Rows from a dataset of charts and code
START

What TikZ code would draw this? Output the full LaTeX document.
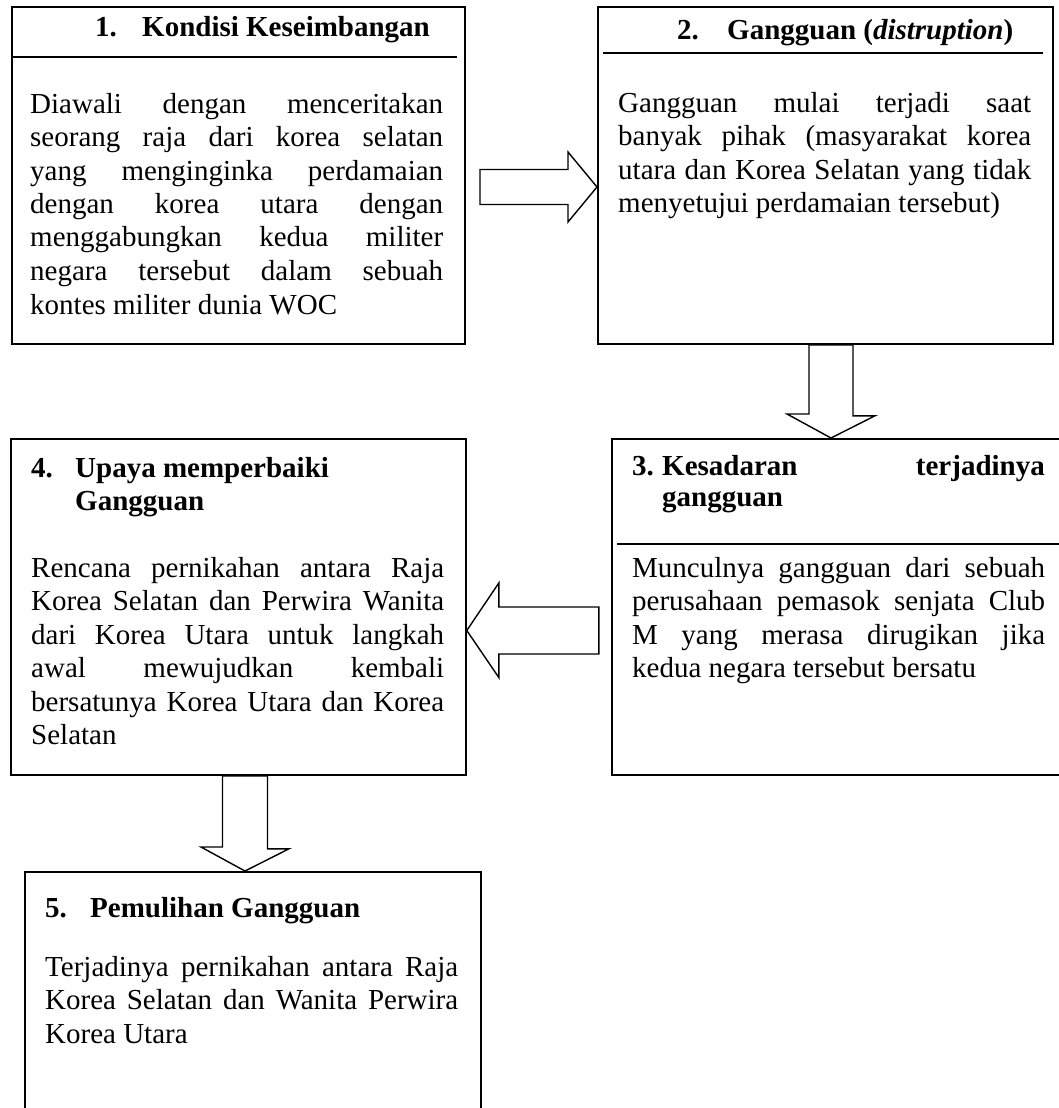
\documentclass[tikz,border=0pt]{standalone}
\usepackage{fontspec}
\setmainfont{Liberation Serif}
\usetikzlibrary{calc}
\tolerance=10000
\hbadness=10000
\hyphenpenalty=10000
\newcommand\bodysize{\fontsize{29}{33.5}\selectfont}
\tikzset{
  box/.style={draw=black, line width=1.8pt, fill=none, inner sep=0pt, anchor=north west},
  rule/.style={line width=1.8pt},
  blockarrow/.style={draw=black, line width=1.4pt, line join=miter, fill=white},
  head/.style={font=\bodysize\bfseries, inner sep=0pt, anchor=base west},
  body/.style={font=\bodysize, inner sep=0pt, anchor=base west, text width=413pt, align=justify}
}
\begin{document}
\begin{tikzpicture}[x=1pt,y=-1pt]
\useasboundingbox (0,0) rectangle (1059,1108);
% boxes
\node[box, minimum width=453pt, minimum height=337pt] (b1) at (11,6) {};
\node[box, minimum width=455pt, minimum height=337pt] (b2) at (597,6) {};
\node[box, minimum width=455pt, minimum height=336pt] (b3) at (611,438) {};
\node[box, minimum width=455pt, minimum height=336pt] (b4) at (10,438) {};
\node[box, minimum width=456pt, minimum height=270pt] (b5) at (24,871) {};
% header rules
\draw[rule] (b1.west |- 0,57) -- (457,57);
\draw[rule] (603,53) -- (1043,53);
\draw[rule] (617,544) -- (b3.east |- 0,544);
% headers
\node[head] (h1n) at (95,37) {1.};
\node[head] (h1) at (142,37) {Kondisi Keseimbangan};
\node[head] (h2n) at (677,40) {2.};
\node[head] (h2) at (727,40) {Gangguan (\textit{distruption})};
\node[head] (h3n) at (632,475) {3.};
\node[head] (h3a) at (662,475) {Kesadaran};
\node[head, anchor=base east] (h3b) at (1045,475) {terjadinya};
\node[head] (h3c) at (662,506) {gangguan};
\node[head] (h4n) at (31,477) {4.};
\node[head] (h4a) at (75,477) {Upaya memperbaiki};
\node[head] (h4b) at (75,510) {Gangguan};
\node[head] (h5n) at (45,917) {5.};
\node[head] (h5) at (90,917) {Pemulihan Gangguan};
% bodies
\node[body] (t1) at (30,113) {Diawali dengan menceritakan\linebreak
seorang raja dari korea selatan\linebreak
yang menginginka perdamaian\linebreak
dengan korea utara dengan\linebreak
menggabungkan kedua militer\linebreak
negara tersebut dalam sebuah\linebreak
kontes militer dunia WOC};
\node[body] (t2) at (618,112) {Gangguan mulai terjadi saat\linebreak
banyak pihak (masyarakat korea\linebreak
utara dan Korea Selatan yang tidak\linebreak
menyetujui perdamaian tersebut)};
\node[body] (t3) at (632,577) {Munculnya gangguan dari sebuah\linebreak
perusahaan pemasok senjata Club\linebreak
M yang merasa dirugikan jika\linebreak
kedua negara tersebut bersatu};
\node[body] (t4) at (31,577) {Rencana pernikahan antara Raja\linebreak
Korea Selatan dan Perwira Wanita\linebreak
dari Korea Utara untuk langkah\linebreak
awal mewujudkan kembali\linebreak
bersatunya Korea Utara dan Korea\linebreak
Selatan};
\node[body] (t5) at (45,976) {Terjadinya pernikahan antara Raja\linebreak
Korea Selatan dan Wanita Perwira\linebreak
Korea Utara};
% arrow tips on the boxes
\coordinate (a12) at (b2.west |- 0,187);
\coordinate (a23) at (b3.north -| 831,0);
\coordinate (a34) at (b4.east |- 0,630.5);
\coordinate (a45) at (b5.north -| 245,0);
% block arrows
\draw[blockarrow] (a12) -- ++(-29,-35) -- ++(0,17.5) -- ++(-88,0) -- ++(0,35) -- ++(88,0) -- ++(0,17.5) -- cycle;
\draw[blockarrow] (a23) -- ++(-44,-24) -- ++(22,0) -- (b2.south -| 809,0) -- (b2.south -| 853,0) -- ++(0,71) -- ++(22,0) -- cycle;
\draw[blockarrow] (a34) -- ++(32,-47.5) -- ++(0,24) -- ++(100,0) -- ++(0,47) -- ++(-100,0) -- ++(0,23.5) -- cycle;
\draw[blockarrow] (a45) -- ++(-44,-24) -- ++(21.5,0) -- (b4.south -| 222.5,0) -- (b4.south -| 267.5,0) -- ++(0,73) -- ++(21.5,0) -- cycle;
\end{tikzpicture}
\end{document}
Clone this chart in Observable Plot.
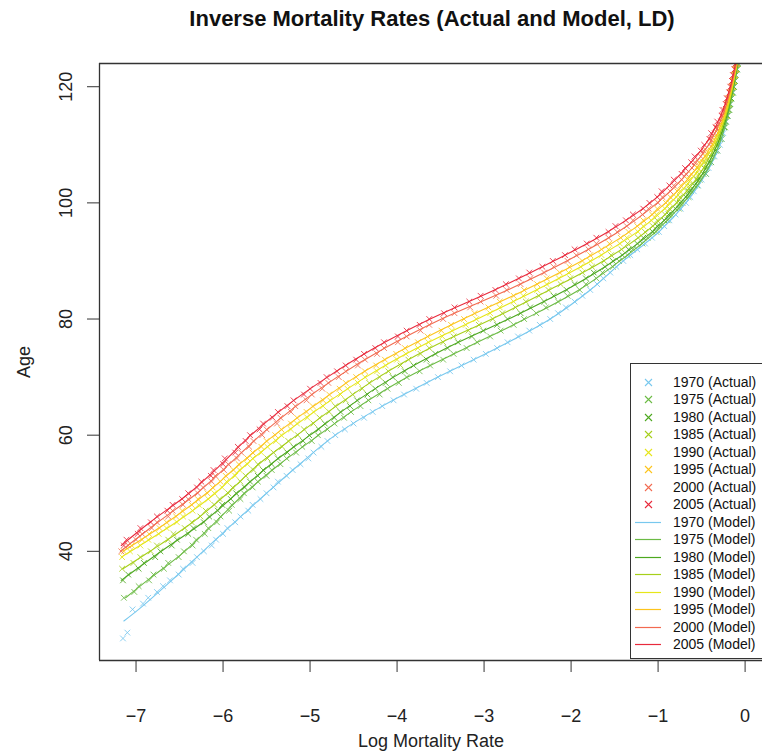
<!DOCTYPE html>
<html><head><meta charset="utf-8">
<script src="https://cdn.jsdelivr.net/npm/d3@7"></script>
<script src="https://cdn.jsdelivr.net/npm/@observablehq/plot@0.6"></script>
<style>
html,body{margin:0;padding:0;background:#fff;overflow:hidden;}
#wrap{position:relative;width:762px;height:756px;font-family:"Liberation Sans",Arial,sans-serif;overflow:hidden;}
#title{position:absolute;top:6px;left:0;width:864px;text-align:center;font-weight:bold;font-size:22px;color:#111;}
#legend{position:absolute;left:630px;top:363px;width:140px;height:294px;border:1px solid #333;border-right:none;background:#fff;font-size:14px;color:#111;}
.lrow{position:absolute;left:0;height:18px;width:140px;}
.lrow svg{position:absolute;left:0;top:0;}
.lrow span{position:absolute;left:42px;top:1px;white-space:nowrap;}
</style></head><body>
<div id="wrap"><div id="title">Inverse Mortality Rates (Actual and Model, LD)</div></div>
<script>
const years = [1970, 1975, 1980, 1985, 1990, 1995, 2000, 2005];
const colors = ["#78c8ee", "#6cbb45", "#4da81f", "#a6cf1a", "#e6e619", "#fdc41c", "#f26a50", "#e82a3c"];
const xTicks = [-7, -6, -5, -4, -3, -2, -1, 0];
const yTicks = [40, 60, 80, 100, 120];

// Actual log mortality rates at consecutive integer ages, starting at actualStartAge (null = off the chart)
const actualStartAge = [25, 32, 35, 37, 39, 40, 40, 41];
const actual1970 = [-7.15,-7.10,null,null,null,-7.04,-6.92,-6.86,-6.76,-6.69,-6.61,-6.51,-6.46,-6.35,-6.30,-6.22,-6.13,-6.08,-6.00,-5.95,-5.86,-5.80,-5.71,-5.66,-5.57,-5.50,-5.42,-5.37,-5.27,-5.20,-5.11,-5.02,-4.96,-4.87,-4.80,-4.71,-4.60,-4.50,-4.38,-4.28,-4.17,-4.04,-3.92,-3.78,-3.66,-3.53,-3.39,-3.26,-3.12,-2.98,-2.85,-2.73,-2.61,-2.48,-2.36,-2.24,-2.15,-2.06,-1.96,-1.87,-1.78,-1.70,-1.63,-1.55,-1.48,-1.40,-1.32,-1.24,-1.15,-1.07,-0.99,-0.93,-0.87,-0.80,-0.74,-0.68,-0.63,-0.59,-0.54,-0.50,-0.45,-0.42,-0.39,-0.35,-0.32,-0.29,-0.27,-0.25,-0.24,-0.22,-0.20,-0.19,-0.17,-0.16,-0.14,-0.13,-0.12,-0.11,-0.09,-0.08];
const actual1975 = [-7.14,-7.02,-6.97,-6.85,-6.80,-6.68,-6.63,-6.51,-6.45,-6.35,-6.31,-6.21,-6.17,-6.07,-6.03,-5.93,-5.90,-5.80,-5.76,-5.66,-5.60,-5.50,-5.44,-5.34,-5.27,-5.16,-5.09,-4.98,-4.91,-4.80,-4.72,-4.61,-4.53,-4.42,-4.33,-4.20,-4.11,-3.98,-3.89,-3.74,-3.62,-3.47,-3.35,-3.20,-3.08,-2.93,-2.81,-2.66,-2.54,-2.40,-2.29,-2.15,-2.04,-1.90,-1.83,-1.71,-1.64,-1.52,-1.45,-1.35,-1.29,-1.18,-1.12,-1.02,-0.98,-0.89,-0.85,-0.76,-0.72,-0.65,-0.62,-0.55,-0.52,-0.45,-0.44,-0.39,-0.37,-0.32,-0.31,-0.27,-0.27,-0.23,-0.22,-0.20,-0.18,-0.17,-0.16,-0.14,-0.13,-0.12,-0.11,-0.09,-0.08];
const actual1980 = [-7.15,-7.09,-6.97,-6.91,-6.78,-6.72,-6.59,-6.53,-6.40,-6.34,-6.22,-6.16,-6.06,-6.01,-5.91,-5.85,-5.75,-5.69,-5.60,-5.54,-5.44,-5.37,-5.26,-5.19,-5.08,-5.01,-4.90,-4.83,-4.72,-4.65,-4.54,-4.46,-4.34,-4.25,-4.13,-4.05,-3.91,-3.81,-3.66,-3.56,-3.42,-3.30,-3.14,-3.01,-2.85,-2.73,-2.58,-2.47,-2.31,-2.20,-2.05,-1.96,-1.83,-1.74,-1.61,-1.52,-1.41,-1.34,-1.24,-1.17,-1.06,-1.01,-0.93,-0.88,-0.80,-0.75,-0.68,-0.65,-0.58,-0.55,-0.48,-0.47,-0.41,-0.40,-0.34,-0.33,-0.29,-0.28,-0.24,-0.23,-0.21,-0.19,-0.18,-0.16,-0.15,-0.13,-0.12,-0.11,-0.10,-0.09];
const actual1985 = [-7.16,-7.03,-6.95,-6.83,-6.76,-6.63,-6.57,-6.44,-6.36,-6.26,-6.20,-6.10,-6.04,-5.94,-5.89,-5.80,-5.74,-5.65,-5.60,-5.49,-5.42,-5.32,-5.25,-5.14,-5.07,-4.96,-4.89,-4.78,-4.71,-4.59,-4.51,-4.40,-4.32,-4.20,-4.10,-3.96,-3.87,-3.73,-3.63,-3.47,-3.35,-3.18,-3.06,-2.90,-2.79,-2.64,-2.52,-2.37,-2.26,-2.12,-2.01,-1.87,-1.76,-1.62,-1.54,-1.42,-1.35,-1.23,-1.15,-1.06,-1.01,-0.92,-0.87,-0.78,-0.75,-0.67,-0.64,-0.56,-0.53,-0.47,-0.46,-0.40,-0.39,-0.33,-0.32,-0.28,-0.27,-0.24,-0.22,-0.20,-0.19,-0.17,-0.16,-0.14,-0.13,-0.12,-0.10,-0.09];
const actual1990 = [-7.16,-7.07,-6.95,-6.86,-6.74,-6.65,-6.53,-6.46,-6.35,-6.28,-6.17,-6.10,-6.01,-5.96,-5.86,-5.81,-5.72,-5.66,-5.56,-5.49,-5.39,-5.33,-5.22,-5.15,-5.03,-4.96,-4.85,-4.77,-4.65,-4.57,-4.45,-4.37,-4.23,-4.13,-4.00,-3.90,-3.76,-3.64,-3.48,-3.37,-3.21,-3.09,-2.93,-2.82,-2.66,-2.55,-2.39,-2.28,-2.14,-2.03,-1.89,-1.78,-1.65,-1.57,-1.44,-1.36,-1.23,-1.17,-1.08,-1.02,-0.92,-0.87,-0.79,-0.75,-0.67,-0.64,-0.56,-0.54,-0.48,-0.45,-0.39,-0.37,-0.32,-0.31,-0.27,-0.26,-0.22,-0.21,-0.19,-0.18,-0.16,-0.15,-0.13,-0.12,-0.11,-0.10];
const actual1995 = [-7.14,-7.05,-6.93,-6.85,-6.73,-6.65,-6.54,-6.47,-6.36,-6.29,-6.18,-6.12,-6.03,-5.97,-5.88,-5.82,-5.72,-5.66,-5.56,-5.50,-5.40,-5.33,-5.22,-5.15,-5.04,-4.97,-4.85,-4.78,-4.66,-4.59,-4.47,-4.37,-4.24,-4.14,-4.01,-3.91,-3.76,-3.65,-3.49,-3.38,-3.23,-3.11,-2.95,-2.82,-2.66,-2.54,-2.39,-2.28,-2.13,-2.02,-1.87,-1.78,-1.65,-1.56,-1.43,-1.34,-1.24,-1.17,-1.07,-1.01,-0.91,-0.86,-0.78,-0.74,-0.66,-0.62,-0.55,-0.53,-0.46,-0.44,-0.37,-0.36,-0.31,-0.30,-0.26,-0.24,-0.22,-0.20,-0.19,-0.17,-0.15,-0.14,-0.12,-0.11,-0.09];
const actual2000 = [-7.17,-7.09,-7.00,-6.93,-6.82,-6.76,-6.63,-6.58,-6.46,-6.40,-6.29,-6.23,-6.13,-6.09,-5.99,-5.94,-5.84,-5.79,-5.70,-5.65,-5.55,-5.50,-5.38,-5.34,-5.22,-5.17,-5.04,-4.98,-4.86,-4.79,-4.67,-4.59,-4.45,-4.37,-4.23,-4.15,-3.99,-3.89,-3.73,-3.63,-3.47,-3.34,-3.16,-3.04,-2.86,-2.74,-2.58,-2.47,-2.31,-2.20,-2.04,-1.94,-1.80,-1.71,-1.57,-1.47,-1.36,-1.29,-1.18,-1.11,-1.00,-0.95,-0.86,-0.82,-0.73,-0.68,-0.61,-0.58,-0.51,-0.48,-0.41,-0.40,-0.35,-0.33,-0.28,-0.26,-0.24,-0.22,-0.20,-0.18,-0.16,-0.15,-0.13,-0.12,-0.10];
const actual2005 = [-7.14,-7.11,-6.98,-6.95,-6.83,-6.76,-6.64,-6.58,-6.47,-6.40,-6.30,-6.25,-6.14,-6.11,-6.00,-5.98,-5.86,-5.83,-5.74,-5.69,-5.58,-5.54,-5.43,-5.37,-5.26,-5.19,-5.07,-5.00,-4.88,-4.81,-4.69,-4.59,-4.47,-4.38,-4.25,-4.15,-3.99,-3.89,-3.74,-3.63,-3.46,-3.34,-3.17,-3.04,-2.87,-2.75,-2.60,-2.48,-2.33,-2.21,-2.07,-1.96,-1.82,-1.71,-1.57,-1.49,-1.37,-1.29,-1.17,-1.10,-1.01,-0.96,-0.87,-0.82,-0.73,-0.69,-0.62,-0.58,-0.51,-0.47,-0.41,-0.39,-0.34,-0.32,-0.27,-0.26,-0.22,-0.21,-0.18,-0.17,-0.15,-0.14,-0.12,-0.11];

// Model (LD) log mortality rates at the listed ages
const modelAges1970 = [28,30,35,40,45,50,55,60,65,70,75,80,85,90,95,100,105,110,115,120,124];
const model1970 = [-7.14,-6.97,-6.59,-6.23,-5.87,-5.50,-5.12,-4.71,-4.17,-3.53,-2.85,-2.24,-1.78,-1.40,-0.99,-0.68,-0.45,-0.29,-0.20,-0.13,-0.08];
const modelAges1975 = [32,35,40,45,50,55,60,65,70,75,80,85,90,95,100,105,110,115,120,124];
const model1975 = [-7.12,-6.87,-6.44,-6.09,-5.75,-5.35,-4.90,-4.43,-3.88,-3.21,-2.53,-1.91,-1.44,-1.03,-0.71,-0.46,-0.30,-0.20,-0.13,-0.08];
const modelAges1980 = [35,40,45,50,55,60,65,70,75,80,85,90,95,100,105,110,115,120,124];
const model1980 = [-7.17,-6.71,-6.23,-5.84,-5.45,-5.00,-4.55,-4.04,-3.43,-2.72,-2.06,-1.51,-1.07,-0.74,-0.49,-0.32,-0.21,-0.134,-0.085];
const modelAges1985 = [37,40,45,50,55,60,65,70,75,80,85,90,95,100,105,110,115,120,124];
const model1985 = [-7.15,-6.84,-6.35,-5.95,-5.59,-5.15,-4.70,-4.21,-3.62,-2.91,-2.25,-1.63,-1.14,-0.79,-0.52,-0.34,-0.22,-0.14,-0.09];
const modelAges1990 = [39,45,50,55,60,65,70,75,80,85,90,95,100,105,110,115,120,124];
const model1990 = [-7.17,-6.54,-6.09,-5.73,-5.32,-4.86,-4.36,-3.77,-3.08,-2.40,-1.77,-1.24,-0.855,-0.57,-0.36,-0.23,-0.146,-0.095];
const modelAges1995 = [40,45,50,55,60,65,70,75,80,85,90,95,100,105,110,115,120,124];
const model1995 = [-7.15,-6.64,-6.19,-5.81,-5.41,-4.96,-4.48,-3.90,-3.24,-2.53,-1.88,-1.33,-0.915,-0.61,-0.38,-0.24,-0.15,-0.09];
const modelAges2000 = [40,45,50,55,60,65,70,75,80,85,90,95,100,105,110,115,120,124];
const model2000 = [-7.18,-6.75,-6.30,-5.93,-5.57,-5.16,-4.69,-4.14,-3.49,-2.73,-2.05,-1.46,-1.01,-0.67,-0.42,-0.26,-0.16,-0.10];
const modelAges2005 = [41,45,50,55,60,65,70,75,80,85,90,95,100,105,110,115,120,124];
const model2005 = [-7.17,-6.84,-6.39,-6.02,-5.68,-5.275,-4.80,-4.26,-3.62,-2.88,-2.20,-1.58,-1.09,-0.74,-0.46,-0.28,-0.17,-0.11];

const actualSeries = [actual1970, actual1975, actual1980, actual1985, actual1990, actual1995, actual2000, actual2005];
const modelSeries = [model1970, model1975, model1980, model1985, model1990, model1995, model2000, model2005];
const modelAgeSeries = [modelAges1970, modelAges1975, modelAges1980, modelAges1985, modelAges1990, modelAges1995, modelAges2000, modelAges2005];

const actualRows = [];
const modelRows = [];
years.forEach((yr, i) => {
  actualSeries[i].forEach((v, j) => { if (v !== null) actualRows.push({year: String(yr), age: actualStartAge[i] + j, lm: v}); });
  modelSeries[i].forEach((v, j) => modelRows.push({year: String(yr), age: modelAgeSeries[i][j], lm: v}));
});

const xDomain = [-7.42, 0.2];
const yDomain = [21.2, 124];

const chart = Plot.plot({
  width: 762, height: 756,
  marginTop: 63, marginBottom: 96, marginLeft: 99, marginRight: 0,
  style: {fontFamily: "'Liberation Sans', Arial, sans-serif", fontSize: "17px", color: "#222", background: "transparent", overflow: "visible"},
  x: {domain: xDomain},
  y: {domain: yDomain},
  color: {domain: years.map(String), range: colors},
  marks: [
    Plot.axisX({ticks: xTicks, tickSize: 12, tickPadding: 37, stroke: "#333", label: "Log Mortality Rate", labelAnchor: "center", labelOffset: 86, labelArrow: "none", fontSize: 18}),
    Plot.axisY({ticks: yTicks, tickSize: 12, tickPadding: 16, tickRotate: -90, stroke: "#333", label: "Age", labelAnchor: "center", labelOffset: 82, labelArrow: "none", fontSize: 18}),
    Plot.dot(actualRows, {x: "lm", y: "age", stroke: "year", symbol: "times", r: 2.7, strokeWidth: 0.85, clip: true}),
    Plot.line(modelRows, {x: "lm", y: "age", z: "year", stroke: "year", strokeWidth: 1.1, curve: "catmull-rom", clip: true}),
    Plot.ruleY([yDomain[0], yDomain[1]], {stroke: "#333", strokeWidth: 1.3}),
    Plot.ruleX([xDomain[0]], {stroke: "#333", strokeWidth: 1.3})
  ]
});
const wrap = document.getElementById("wrap");
chart.style.position = "absolute";
chart.style.left = "0px";
chart.style.top = "0px";
wrap.appendChild(chart);
wrap.appendChild(document.getElementById("title"));

// Legend
const legend = document.createElement("div");
legend.id = "legend";
const rowH = 17.47;
const entries = [];
years.forEach((y, i) => entries.push({label: y + " (Actual)", color: colors[i], kind: "x"}));
years.forEach((y, i) => entries.push({label: y + " (Model)", color: colors[i], kind: "line"}));
entries.forEach((e, k) => {
  const row = document.createElement("div");
  row.className = "lrow";
  row.style.top = (9 + k * rowH) + "px";
  const sym = e.kind === "x"
    ? `<svg width="40" height="18"><path d="M14,6L21,13M21,6L14,13" stroke="${e.color}" stroke-width="1.1"/></svg>`
    : `<svg width="40" height="18"><line x1="4" x2="30" y1="9.5" y2="9.5" stroke="${e.color}" stroke-width="1.2"/></svg>`;
  row.innerHTML = sym + `<span>${e.label}</span>`;
  legend.appendChild(row);
});
wrap.appendChild(legend);
</script>
</body></html>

END

■ TO BE DONE ■
From the data above, copy each line that has the string "this".

■ COMPLETED EXERCISE ■
What TikZ code would draw this? Output the full LaTeX document.
Clone this chart in Observable Plot.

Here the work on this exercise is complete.